Thanks again Dorian for this. I'd have to say that it's another one of those matters; if a person isnt plugged in to the sources about our military and reserves huge work during Katrina, then well, a lot of people who werent there only know what they read, often narrowly read. I dont know what the answer is for not having better sourcing and I came in as post-trauma worker only after 2000 folks from NOLA were transported here to old Lowry AFB. They told story after story about rescue and care by so many kinds of people, different races, and religions of rescuers… military, civil guard, coast guard, navy, army, civvie air, national guard, police officers, neighbors. I wince when people say all the police ran away. Same when people say no one came to help NOLA and the rouges. Most certainly did. Brownie, insofar as he could, did also. What didnt happen was quickness. But, then having been on mission to Armenia and Mexico City earthquakes, most citizens who have neverr been in a huge disaster in their home town, dont realize it's not just a matter of packing your duffle bag and going.
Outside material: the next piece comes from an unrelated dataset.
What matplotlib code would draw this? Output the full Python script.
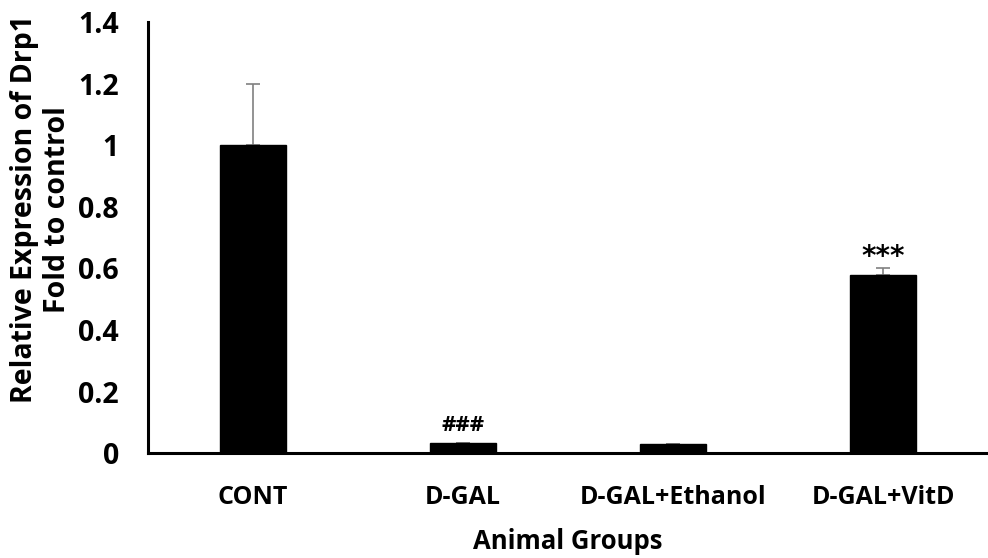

There's a command. It has to be followed to not produce more mayhem. But again, not sure we are very good at explaining protocols to the public. Just my .02 worth.
Good notes, dr. e.
As to the critics and the cynics who are beginning to stick their heads out–I am sure there will be many more later–who are already bitching (excuse my English) why things aren't going like clockwork: Pardon me, but endeavors of this magnitude don't go smoothly under perfect conditions. Now, add to the earthquake disaster and destruction itself, the pouring of help into a single badly damaged airport from a fifty or more different nations, hundreds of organizations (there were already 10,000 nongovernmental organizations working in Haiti) and thousands of people, and the melding and coordinating of these efforts and people, the urgency involved, the lack of communications and totally collapsed infrastructure, the fact that half the government got killed or injured, along with their facilities destroyed and is thus barely functioning, the desperation of the people, frantic rescue efforts running against the clock, the security concerns (looting, possible riots, violence, lawlessness, authority pretty much broken down, potential anarchy, etc., etc), the fact that the port was destroyed, the fact that a lot of aid and relief has to come overland through the Dominican Republic ( a tortuous 12-28 hour journey), the possibility of disease, the fact that over a hundred thousand people may have perished and potentially millions are or will be homeless, etc, etc., excuse me if some of the aircraft are not getting in and out “on schedule,” excuse me if things have not gone very smoothly. Hopefully they will be more to the critics’ satisfaction in a few days. Maybe, maybe not.
However, I still thank from the bottom of my heart all those, without exception, on the ground there who are working their butts off to help the Haitians, many risking their health and possibly their lives, while we back home from our comfortable couches can criticize and bitch why the water or the food or the medicines are not getting to those in need fast enough.